**Goal of the exercise:** Give an exact transcription of every line, dropping the images.

——————

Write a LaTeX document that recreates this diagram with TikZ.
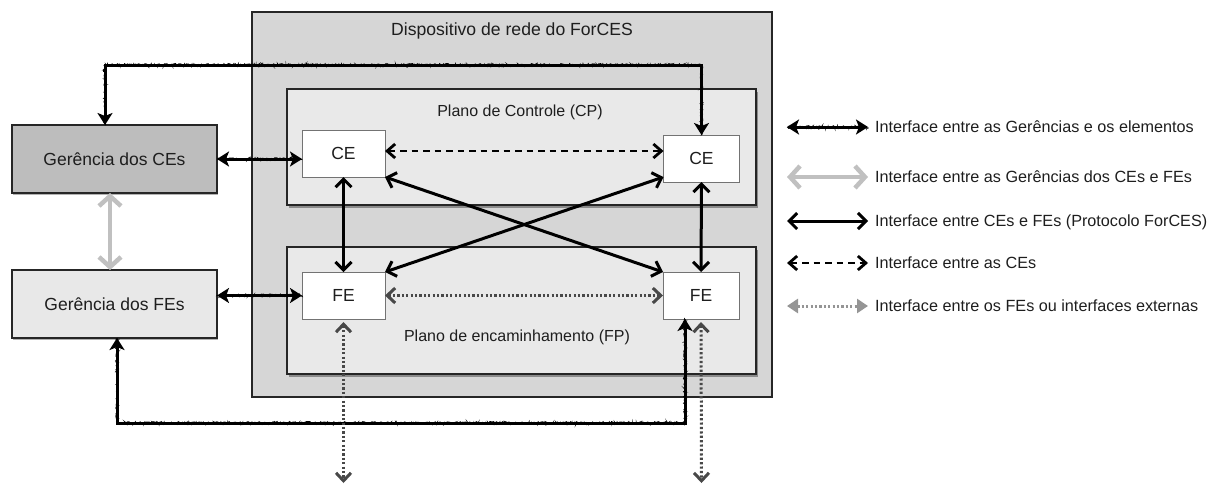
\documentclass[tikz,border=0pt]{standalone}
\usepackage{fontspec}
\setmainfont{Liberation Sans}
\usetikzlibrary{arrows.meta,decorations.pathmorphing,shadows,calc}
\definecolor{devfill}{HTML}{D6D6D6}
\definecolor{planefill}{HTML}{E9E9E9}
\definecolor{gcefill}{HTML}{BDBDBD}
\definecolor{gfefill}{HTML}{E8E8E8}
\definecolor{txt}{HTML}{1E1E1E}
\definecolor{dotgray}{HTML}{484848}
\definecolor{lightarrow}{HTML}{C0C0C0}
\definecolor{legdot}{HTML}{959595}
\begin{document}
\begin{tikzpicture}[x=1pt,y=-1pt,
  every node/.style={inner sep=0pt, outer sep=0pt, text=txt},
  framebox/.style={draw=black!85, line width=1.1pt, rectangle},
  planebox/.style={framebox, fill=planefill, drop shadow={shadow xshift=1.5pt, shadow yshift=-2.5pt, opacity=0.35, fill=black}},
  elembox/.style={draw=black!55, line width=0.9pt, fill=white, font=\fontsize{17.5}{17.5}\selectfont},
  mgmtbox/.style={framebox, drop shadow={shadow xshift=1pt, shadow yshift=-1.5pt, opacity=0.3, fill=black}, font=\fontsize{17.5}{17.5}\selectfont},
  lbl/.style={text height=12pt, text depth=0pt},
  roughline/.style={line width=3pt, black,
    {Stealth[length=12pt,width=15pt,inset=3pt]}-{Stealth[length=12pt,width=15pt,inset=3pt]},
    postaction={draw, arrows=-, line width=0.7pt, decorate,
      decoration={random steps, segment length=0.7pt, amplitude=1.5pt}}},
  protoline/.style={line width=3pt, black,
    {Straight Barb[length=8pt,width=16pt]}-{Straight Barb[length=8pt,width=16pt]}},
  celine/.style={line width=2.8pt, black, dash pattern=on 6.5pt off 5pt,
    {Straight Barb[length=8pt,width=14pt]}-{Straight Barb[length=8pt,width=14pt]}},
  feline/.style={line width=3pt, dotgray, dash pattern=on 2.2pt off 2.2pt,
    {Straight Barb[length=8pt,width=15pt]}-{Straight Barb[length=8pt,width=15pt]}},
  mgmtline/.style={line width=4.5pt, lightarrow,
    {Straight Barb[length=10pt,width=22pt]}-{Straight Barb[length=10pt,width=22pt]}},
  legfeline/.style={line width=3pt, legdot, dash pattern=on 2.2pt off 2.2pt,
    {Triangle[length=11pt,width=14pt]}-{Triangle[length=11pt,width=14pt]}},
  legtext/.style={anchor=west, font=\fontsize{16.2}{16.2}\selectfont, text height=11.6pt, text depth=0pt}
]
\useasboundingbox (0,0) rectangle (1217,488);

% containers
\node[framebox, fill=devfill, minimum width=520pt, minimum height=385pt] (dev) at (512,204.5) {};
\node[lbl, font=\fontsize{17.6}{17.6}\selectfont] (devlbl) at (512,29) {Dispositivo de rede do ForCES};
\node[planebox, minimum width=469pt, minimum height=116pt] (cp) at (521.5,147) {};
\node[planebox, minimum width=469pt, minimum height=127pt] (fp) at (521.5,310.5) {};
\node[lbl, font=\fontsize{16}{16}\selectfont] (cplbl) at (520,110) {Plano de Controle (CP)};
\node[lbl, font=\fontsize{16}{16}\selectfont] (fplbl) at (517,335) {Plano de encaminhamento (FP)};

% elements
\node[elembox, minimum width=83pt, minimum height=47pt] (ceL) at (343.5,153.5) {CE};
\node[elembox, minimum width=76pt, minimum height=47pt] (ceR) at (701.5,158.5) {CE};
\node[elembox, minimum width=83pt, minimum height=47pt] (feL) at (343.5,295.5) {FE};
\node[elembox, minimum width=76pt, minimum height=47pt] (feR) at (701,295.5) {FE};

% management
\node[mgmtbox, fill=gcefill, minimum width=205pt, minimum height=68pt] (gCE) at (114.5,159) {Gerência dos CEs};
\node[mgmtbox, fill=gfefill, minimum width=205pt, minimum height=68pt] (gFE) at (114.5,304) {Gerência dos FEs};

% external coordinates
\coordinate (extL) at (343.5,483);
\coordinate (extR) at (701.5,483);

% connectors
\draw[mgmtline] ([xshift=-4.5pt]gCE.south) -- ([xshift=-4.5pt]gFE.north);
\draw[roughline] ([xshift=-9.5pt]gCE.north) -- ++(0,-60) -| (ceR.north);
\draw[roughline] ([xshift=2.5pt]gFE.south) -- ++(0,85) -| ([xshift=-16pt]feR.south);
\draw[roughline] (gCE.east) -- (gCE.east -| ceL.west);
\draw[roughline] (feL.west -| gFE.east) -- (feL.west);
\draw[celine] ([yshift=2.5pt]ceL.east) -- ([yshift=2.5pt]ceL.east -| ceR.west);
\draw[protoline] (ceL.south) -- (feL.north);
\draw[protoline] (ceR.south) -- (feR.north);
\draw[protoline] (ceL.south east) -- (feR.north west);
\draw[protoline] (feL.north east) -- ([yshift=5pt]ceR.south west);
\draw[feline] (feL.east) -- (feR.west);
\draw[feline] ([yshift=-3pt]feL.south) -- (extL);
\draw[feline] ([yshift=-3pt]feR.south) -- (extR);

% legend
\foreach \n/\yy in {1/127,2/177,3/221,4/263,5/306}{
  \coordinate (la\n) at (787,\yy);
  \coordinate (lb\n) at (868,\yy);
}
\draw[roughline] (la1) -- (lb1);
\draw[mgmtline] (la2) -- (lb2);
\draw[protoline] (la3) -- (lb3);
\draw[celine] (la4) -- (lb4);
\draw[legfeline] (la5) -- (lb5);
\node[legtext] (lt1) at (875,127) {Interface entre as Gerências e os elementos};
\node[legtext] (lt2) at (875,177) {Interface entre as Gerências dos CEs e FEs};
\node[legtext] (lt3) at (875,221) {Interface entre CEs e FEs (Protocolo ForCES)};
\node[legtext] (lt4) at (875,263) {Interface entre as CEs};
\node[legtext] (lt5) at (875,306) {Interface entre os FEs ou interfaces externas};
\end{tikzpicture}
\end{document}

——————

**In response:**
Write a LaTeX document that recreates this diagram with TikZ.
\documentclass[tikz,border=0pt]{standalone}
\usepackage{fontspec}
\setmainfont{Liberation Sans}
\usetikzlibrary{arrows.meta,decorations.pathmorphing,shadows,calc}
\definecolor{devfill}{HTML}{D6D6D6}
\definecolor{planefill}{HTML}{E9E9E9}
\definecolor{gcefill}{HTML}{BDBDBD}
\definecolor{gfefill}{HTML}{E8E8E8}
\definecolor{txt}{HTML}{1E1E1E}
\definecolor{dotgray}{HTML}{484848}
\definecolor{lightarrow}{HTML}{C0C0C0}
\definecolor{legdot}{HTML}{959595}
\begin{document}
\begin{tikzpicture}[x=1pt,y=-1pt,
  every node/.style={inner sep=0pt, outer sep=0pt, text=txt},
  framebox/.style={draw=black!85, line width=1.1pt, rectangle},
  planebox/.style={framebox, fill=planefill, drop shadow={shadow xshift=1.5pt, shadow yshift=-2.5pt, opacity=0.35, fill=black}},
  elembox/.style={draw=black!55, line width=0.9pt, fill=white, font=\fontsize{17.5}{17.5}\selectfont},
  mgmtbox/.style={framebox, drop shadow={shadow xshift=1pt, shadow yshift=-1.5pt, opacity=0.3, fill=black}, font=\fontsize{17.5}{17.5}\selectfont},
  lbl/.style={text height=12pt, text depth=0pt},
  roughline/.style={line width=3pt, black,
    {Stealth[length=12pt,width=15pt,inset=3pt]}-{Stealth[length=12pt,width=15pt,inset=3pt]},
    postaction={draw, arrows=-, line width=0.7pt, decorate,
      decoration={random steps, segment length=0.7pt, amplitude=1.5pt}}},
  protoline/.style={line width=3pt, black,
    {Straight Barb[length=8pt,width=16pt]}-{Straight Barb[length=8pt,width=16pt]}},
  celine/.style={line width=2.8pt, black, dash pattern=on 6.5pt off 5pt,
    {Straight Barb[length=8pt,width=14pt]}-{Straight Barb[length=8pt,width=14pt]}},
  feline/.style={line width=3pt, dotgray, dash pattern=on 2.2pt off 2.2pt,
    {Straight Barb[length=8pt,width=15pt]}-{Straight Barb[length=8pt,width=15pt]}},
  mgmtline/.style={line width=4.5pt, lightarrow,
    {Straight Barb[length=10pt,width=22pt]}-{Straight Barb[length=10pt,width=22pt]}},
  legfeline/.style={line width=3pt, legdot, dash pattern=on 2.2pt off 2.2pt,
    {Triangle[length=11pt,width=14pt]}-{Triangle[length=11pt,width=14pt]}},
  legtext/.style={anchor=west, font=\fontsize{16.2}{16.2}\selectfont, text height=11.6pt, text depth=0pt}
]
\useasboundingbox (0,0) rectangle (1217,488);

% containers
\node[framebox, fill=devfill, minimum width=520pt, minimum height=385pt] (dev) at (512,204.5) {};
\node[lbl, font=\fontsize{17.6}{17.6}\selectfont] (devlbl) at (512,29) {Dispositivo de rede do ForCES};
\node[planebox, minimum width=469pt, minimum height=116pt] (cp) at (521.5,147) {};
\node[planebox, minimum width=469pt, minimum height=127pt] (fp) at (521.5,310.5) {};
\node[lbl, font=\fontsize{16}{16}\selectfont] (cplbl) at (520,110) {Plano de Controle (CP)};
\node[lbl, font=\fontsize{16}{16}\selectfont] (fplbl) at (517,335) {Plano de encaminhamento (FP)};

% elements
\node[elembox, minimum width=83pt, minimum height=47pt] (ceL) at (343.5,153.5) {CE};
\node[elembox, minimum width=76pt, minimum height=47pt] (ceR) at (701.5,158.5) {CE};
\node[elembox, minimum width=83pt, minimum height=47pt] (feL) at (343.5,295.5) {FE};
\node[elembox, minimum width=76pt, minimum height=47pt] (feR) at (701,295.5) {FE};

% management
\node[mgmtbox, fill=gcefill, minimum width=205pt, minimum height=68pt] (gCE) at (114.5,159) {Gerência dos CEs};
\node[mgmtbox, fill=gfefill, minimum width=205pt, minimum height=68pt] (gFE) at (114.5,304) {Gerência dos FEs};

% external coordinates
\coordinate (extL) at (343.5,483);
\coordinate (extR) at (701.5,483);

% connectors
\draw[mgmtline] ([xshift=-4.5pt]gCE.south) -- ([xshift=-4.5pt]gFE.north);
\draw[roughline] ([xshift=-9.5pt]gCE.north) -- ++(0,-60) -| (ceR.north);
\draw[roughline] ([xshift=2.5pt]gFE.south) -- ++(0,85) -| ([xshift=-16pt]feR.south);
\draw[roughline] (gCE.east) -- (gCE.east -| ceL.west);
\draw[roughline] (feL.west -| gFE.east) -- (feL.west);
\draw[celine] ([yshift=2.5pt]ceL.east) -- ([yshift=2.5pt]ceL.east -| ceR.west);
\draw[protoline] (ceL.south) -- (feL.north);
\draw[protoline] (ceR.south) -- (feR.north);
\draw[protoline] (ceL.south east) -- (feR.north west);
\draw[protoline] (feL.north east) -- ([yshift=5pt]ceR.south west);
\draw[feline] (feL.east) -- (feR.west);
\draw[feline] ([yshift=-3pt]feL.south) -- (extL);
\draw[feline] ([yshift=-3pt]feR.south) -- (extR);

% legend
\foreach \n/\yy in {1/127,2/177,3/221,4/263,5/306}{
  \coordinate (la\n) at (787,\yy);
  \coordinate (lb\n) at (868,\yy);
}
\draw[roughline] (la1) -- (lb1);
\draw[mgmtline] (la2) -- (lb2);
\draw[protoline] (la3) -- (lb3);
\draw[celine] (la4) -- (lb4);
\draw[legfeline] (la5) -- (lb5);
\node[legtext] (lt1) at (875,127) {Interface entre as Gerências e os elementos};
\node[legtext] (lt2) at (875,177) {Interface entre as Gerências dos CEs e FEs};
\node[legtext] (lt3) at (875,221) {Interface entre CEs e FEs (Protocolo ForCES)};
\node[legtext] (lt4) at (875,263) {Interface entre as CEs};
\node[legtext] (lt5) at (875,306) {Interface entre os FEs ou interfaces externas};
\end{tikzpicture}
\end{document}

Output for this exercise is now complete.